Depuis plusieurs jours, trouver le liquide précieux dans la capitale sénégalaise, relève du parcours du combattant. Et pendant que les populations trinquent, les députés esquivent, le ministre de l’Hydraulique et de l’Assainissement radote et renseigne que l’émergence, plus qu’un vœu pieux, demeure une grotesque arnaque.
Les vendeurs d’eau minérale se frottent les mains. S’ils avaient des problèmes pour écouler leurs stocks et faire un inventaire en cette année finissante, ils sont grandement servis. Depuis maintenant plusieurs jours, utiliser l’eau et payer ensuite n’est plus de mise à Dakar. Des toilettes à la cuisine, le liquide précieux a déserté les maisons.
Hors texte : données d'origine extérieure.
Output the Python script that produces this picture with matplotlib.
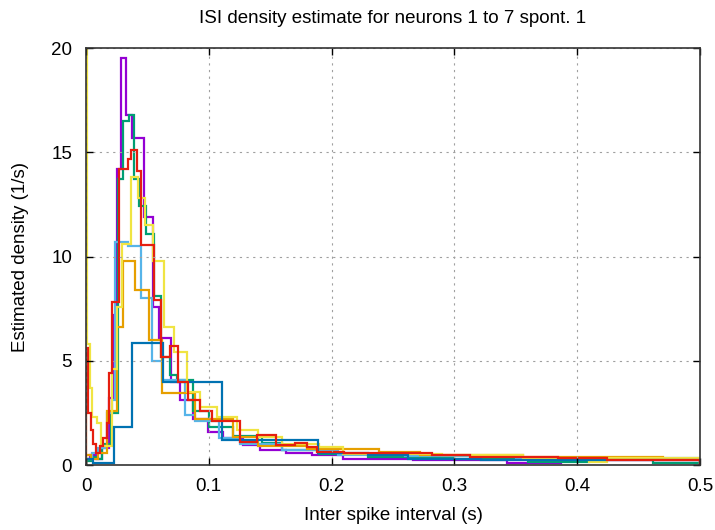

«Chaque fois qu’il y a perturbation au niveau du réseau électrique, cela se fait ressentir au niveau de Dakar puisque les distributeurs sont déconnectés et on reste plusieurs heures pour procéder au remplissage des bassins pour pouvoir alimenter Dakar en eau». L’on pourrait penser, après avoir parcouru ces lignes, que le ministre Mansour Faye les a écrites avant-hier lors de son face-à-face avec les députés à l’occasion de l’examen de budget de son département. Alors qu’en réalité, il s’exprimait le 12 septembre 2014, en marge d’une cérémonie de signature de conventions entre l’Agence française de développement (Afd) et l’Etat du Sénégal. Alors que Dakar était privé d’eau depuis plusieurs jours, ses populations tenaillées par la soif, Mansour Faye faisait couler sa salive avec des explications tirées par les cheveux pour juste noyer ses insuffisances. «Il va falloir renforcer, à notre niveau, le dispositif permettant l’alimentation en quantité et en qualité en eau de Dakar, en mettant en œuvre un programme d’urgence constitué de 14 forages qui vont fournir 40 000 m2 par jour. Ce sont des mesures que nous avons déjà prises et qui seront réalisées dans les meilleurs délais», avait-il ajouté. Lors de la manifestation, les deux parties avaient signé une convention de financement relative au Programme de sécurisation de l’alimentation en eau potable de Dakar d’une valeur de 6,5 milliards de F Cfa. Un programme, indiquait-on, intégralement financé par l’Afd et affecté essentiellement au renforcement et à l’optimisation des infrastructures existantes pour sécuriser le système d’adduction d’eau potable à Dakar et sa région.
Avant-hier, lorsqu’en pleine pénurie d’eau le hasard a mené le ministre de l’Hydraulique devant les députés, c’est à peine si cette question a été évoquée. Comme en 2014, devant des représentants du peuple subjugués avant sa venue, Mansour Faye s’est défaussé sur les coupures de courant pour masquer ses carences, les véritables raisons du manque d’eau. «Cela est dû à un défaut d’alimentation au niveau du barrage de Manantali. Ce qui a un impact sur le Sénégal, la Mauritanie et le Mali», a-t-il encore soutenu. Si entre 2014 et maintenant les délais ne sont pas meilleurs, faudrait bien demander au ministre dans quelle langue il s’exprime réellement. S’il n’était le frère de madame, Mansour Faye aurait probablement dégagé depuis la pénurie d’eau de 2014. Qui, en dehors de lui, peut renvoyer les Sénégalais au temps de leurs ancêtres, en déposant sur leurs têtes des bassines d’eau et survivre à cela ? Si le chef de l’Etat continue de s’accommoder d’un ministre qui égratigne à bien des égards l’image d’émergence qu’il cherche à vendre aux Sénégalais, c’est peut-être parce que, comme Mbagnick Ndiaye et Matar Ba, celui-ci n’a pas été nommé par hasard.
Dans tous les cas, Macky Sall et son régime ne peuvent pas, au risque de se décrédibiliser davantage, entonner quotidiennement le refrain de l’émergence pendant que les Sénégalais avec des bidons et des bassines arpentent les artères de Dakar en quête d’eau. D’autant que, las de cette situation d’un autre âge, ils pourraient bien manifester leur soif dans les rues. Car, plus nécessaire que l’électricité, l’eau est vitale.